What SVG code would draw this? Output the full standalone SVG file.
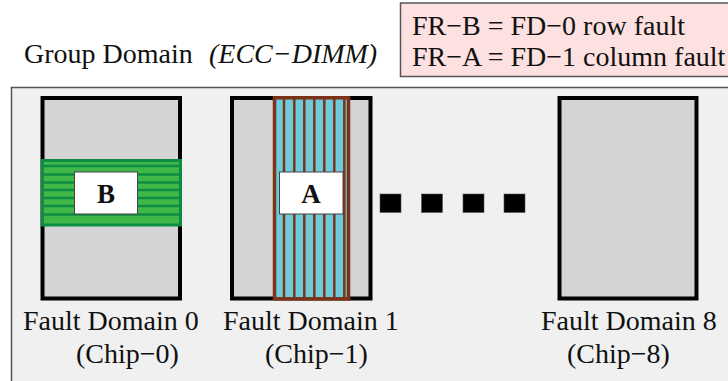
<svg xmlns="http://www.w3.org/2000/svg" width="728" height="381" viewBox="0 0 728 381">
<style>
  text { font-family: "Liberation Serif", "Times New Roman", serif; font-size: 28px; fill: #111; }
  .chip { fill: #d4d4d6; stroke: #000; stroke-width: 4; }
  .lbl { fill: #fff; stroke: #444; stroke-width: 1; }
  .letter { font-weight: bold; font-size: 27px; text-anchor: middle; }
  .dot { fill: #000; stroke: #555; stroke-width: 0.6; }
  .gl { stroke: #0c8d42; stroke-width: 2.5; }
  .bl { stroke: #7c3318; stroke-width: 2.5; }
</style>
<g id="legend">
  <rect x="400.5" y="3" width="340" height="73.5" fill="#fde0e0" stroke="#555" stroke-width="1.5"/>
  <text x="412" y="35">FR−B = FD−0 row fault</text>
  <text x="412" y="66">FR−A = FD−1 column fault</text>
</g>
<g id="group-domain">
  <rect x="11.5" y="87.5" width="730" height="310" fill="#f0f0f0" stroke="#555" stroke-width="1.5"/>
  <text x="24" y="63">Group Domain</text>
  <text x="209" y="63" font-style="italic">(ECC−DIMM)</text>
</g>
<g id="chip0">
  <rect class="chip" x="42.5" y="98" width="137.5" height="200.5"/>
  <rect x="42.5" y="160.5" width="138" height="64.5" fill="#41b649" stroke="#0c8d42" stroke-width="3"/>
  <line class="gl" x1="42" y1="166" x2="181" y2="166"/>
  <line class="gl" x1="42" y1="174.5" x2="181" y2="174.5"/>
  <line class="gl" x1="42" y1="182.5" x2="181" y2="182.5"/>
  <line class="gl" x1="42" y1="190" x2="181" y2="190"/>
  <line class="gl" x1="42" y1="198" x2="181" y2="198"/>
  <line class="gl" x1="42" y1="206" x2="181" y2="206"/>
  <line class="gl" x1="42" y1="214.5" x2="181" y2="214.5"/>
  <rect class="lbl" x="74.5" y="172" width="63" height="42"/>
  <text class="letter" x="106" y="203">B</text>
  <text x="23" y="330">Fault Domain 0</text>
  <text x="76" y="363">(Chip−0)</text>
</g>
<g id="chip1">
  <rect class="chip" x="232" y="98" width="138.5" height="200.5"/>
  <rect x="274.5" y="97.8" width="74" height="201" fill="#6dcbdc" stroke="#7c3318" stroke-width="3.5"/>
  <line class="bl" x1="284" y1="98" x2="284" y2="299"/>
  <line class="bl" x1="294.3" y1="98" x2="294.3" y2="299"/>
  <line class="bl" x1="304.3" y1="98" x2="304.3" y2="299"/>
  <line class="bl" x1="314.3" y1="98" x2="314.3" y2="299"/>
  <line class="bl" x1="324.3" y1="98" x2="324.3" y2="299"/>
  <line class="bl" x1="334.3" y1="98" x2="334.3" y2="299"/>
  <line class="bl" x1="344.3" y1="98" x2="344.3" y2="299"/>
  <rect class="lbl" x="279.5" y="172" width="63.5" height="42"/>
  <text class="letter" x="311" y="203">A</text>
  <text x="223" y="330">Fault Domain 1</text>
  <text x="265" y="363">(Chip−1)</text>
</g>
<g id="ellipsis">
  <rect class="dot" x="380" y="194" width="21" height="18.5"/>
  <rect class="dot" x="421.5" y="194" width="21" height="18.5"/>
  <rect class="dot" x="463" y="194" width="21" height="18.5"/>
  <rect class="dot" x="504" y="194" width="21" height="18.5"/>
</g>
<g id="chip8">
  <rect class="chip" x="559.5" y="98" width="137" height="200.5"/>
  <text x="541" y="330">Fault Domain 8</text>
  <text x="567" y="363">(Chip−8)</text>
</g>
<g id="connectors"/>
</svg>
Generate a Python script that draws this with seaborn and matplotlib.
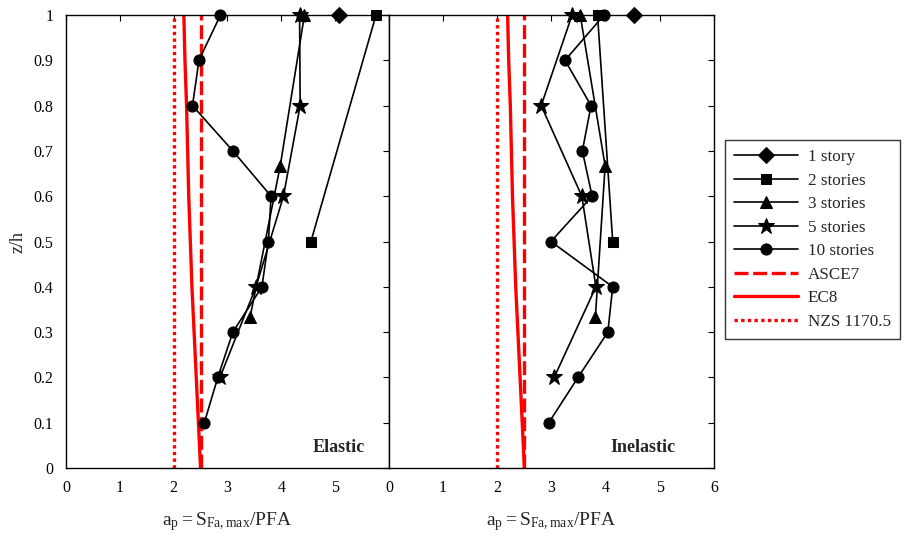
import matplotlib
matplotlib.use("Agg")
import matplotlib.pyplot as plt
import seaborn as sns
import pandas as pd

# ---------------- data ----------------
z1 = [1.0]
z2 = [1.0, 0.5]
z3 = [1.0, 0.667, 0.333]
z5 = [1.0, 0.8, 0.6, 0.4, 0.2]
z10 = [1.0, 0.9, 0.8, 0.7, 0.6, 0.5, 0.4, 0.3, 0.2, 0.1]

el_1 = [5.08]
el_2 = [5.76, 4.55]
el_3 = [4.43, 3.98, 3.42]
el_5 = [4.34, 4.35, 4.04, 3.53, 2.86]
el_10 = [2.87, 2.47, 2.35, 3.10, 3.81, 3.76, 3.64, 3.10, 2.82, 2.57]

in_1 = [4.52]
in_2 = [3.85, 4.13]
in_3 = [3.53, 3.99, 3.81]
in_5 = [3.38, 2.81, 3.56, 3.82, 3.05]
in_10 = [3.97, 3.25, 3.73, 3.57, 3.75, 2.99, 4.13, 4.04, 3.49, 2.95]

code_z = [0.0, 0.1, 0.2, 0.3, 0.4, 0.5, 0.6, 0.7, 0.8, 0.9, 1.0]
asce7 = [2.5] * 11
ec8 = [2.50, 2.46, 2.42, 2.38, 2.34, 2.31, 2.28, 2.26, 2.24, 2.21, 2.19]
nzs = [2.0] * 11

series_labels = ["1 story", "2 stories", "3 stories", "5 stories", "10 stories"]
markers = ["D", "s", "^", "*", "o"]
code_labels = ["ASCE7", "EC8", "NZS 1170.5"]
x_ticks = [0, 1, 2, 3, 4, 5, 6]
y_ticks = [0, 0.1, 0.2, 0.3, 0.4, 0.5, 0.6, 0.7, 0.8, 0.9, 1]
panel_titles = ["Elastic", "Inelastic"]
xlabel = r"$\mathregular{a_p=S_{Fa,max}/PFA}$"
ylabel = "z/h"

# ---------------- style ----------------
sns.set_style("white")
plt.rcParams["font.family"] = ["Liberation Serif", "DejaVu Serif"]
plt.rcParams["mathtext.fontset"] = "custom"
plt.rcParams["mathtext.rm"] = "Liberation Serif"
plt.rcParams["mathtext.it"] = "Liberation Serif"
plt.rcParams["xtick.direction"] = "in"
plt.rcParams["ytick.direction"] = "in"

fig = plt.figure(figsize=(9.09, 5.34), dpi=100)
axL = fig.add_axes([0.0726, 0.1236, 0.3553, 0.8483])
axR = fig.add_axes([0.4279, 0.1236, 0.3576, 0.8483])

zs = [z1, z2, z3, z5, z10]
sizes = {"D": 8.5, "s": 7.5, "^": 8.5, "*": 12, "o": 8}
panels = [
    (axL, [el_1, el_2, el_3, el_5, el_10], panel_titles[0], 5.07),
    (axR, [in_1, in_2, in_3, in_5, in_10], panel_titles[1], 4.68),
]

for ax, vals, title, tx in panels:
    for lab, mk, zz, xx in zip(series_labels, markers, zs, vals):
        df = pd.DataFrame({"x": xx, "z": zz})
        sns.lineplot(data=df, x="x", y="z", sort=False, estimator=None,
                     color="black", marker=mk, markersize=sizes[mk], linewidth=1.2,
                     markeredgecolor="black", label=lab, ax=ax, clip_on=False,
                     zorder=4)
    cdf = pd.DataFrame({"z": code_z, "asce": asce7, "ec8": ec8, "nzs": nzs})
    sns.lineplot(data=cdf, x="asce", y="z", sort=False, estimator=None, color="red",
                 linewidth=2.4, label=code_labels[0], ax=ax)
    ax.lines[-1].set_linestyle((0, (4.2, 1.4)))
    sns.lineplot(data=cdf, x="ec8", y="z", sort=False, estimator=None, color="red",
                 linewidth=2.4, label=code_labels[1], ax=ax)
    sns.lineplot(data=cdf, x="nzs", y="z", sort=False, estimator=None, color="red",
                 linewidth=2.4, label=code_labels[2], ax=ax)
    ax.lines[-1].set_linestyle((0, (1, 1)))

    ax.set_xlim(0, 6)
    ax.set_ylim(0, 1)
    ax.set_xticks(x_ticks)
    ax.set_yticks(y_ticks)
    ax.tick_params(axis="both", which="both", direction="in", top=True, right=True,
                   length=4, width=0.8, labelsize=11.5, colors="black", pad=9)
    for sp in ax.spines.values():
        sp.set_visible(True)
        sp.set_color("black")
        sp.set_linewidth(1.0)
        sp.set_zorder(5)
    ax.text(tx, 0.045, title, ha="center", va="center", fontsize=13, fontweight="bold")
    ax.set_xlabel(xlabel, fontsize=14, labelpad=10)
    ax.set_ylabel("")

axL.set_xticklabels(["0", "1", "2", "3", "4", "5", ""])
axL.set_yticklabels(["0", "0.1", "0.2", "0.3", "0.4", "0.5", "0.6", "0.7", "0.8", "0.9", "1"])
axL.set_ylabel(ylabel, fontsize=13, labelpad=5)
axR.set_yticklabels([])

handles, labels = axL.get_legend_handles_labels()
axL.get_legend().remove()
axR.get_legend().remove()
leg = fig.legend(handles, labels, loc="upper left", bbox_to_anchor=(0.7975, 0.738),
                 fontsize=12.3, handlelength=3.7, labelspacing=0.44, borderpad=0.55,
                 frameon=True, fancybox=False, edgecolor="black", handletextpad=0.6,
                 borderaxespad=0.0)
leg.get_frame().set_linewidth(1.0)

fig.savefig("out.png", dpi=100, facecolor="white")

---

EXERCISE GOAL> Copy only the lines above from the one containing "Generate a Python" through the one containing "import pandas as pd", both included. Leave out the pictures.

THE SOLUTION>
Generate a Python script that draws this with seaborn and matplotlib.
import matplotlib
matplotlib.use("Agg")
import matplotlib.pyplot as plt
import seaborn as sns
import pandas as pd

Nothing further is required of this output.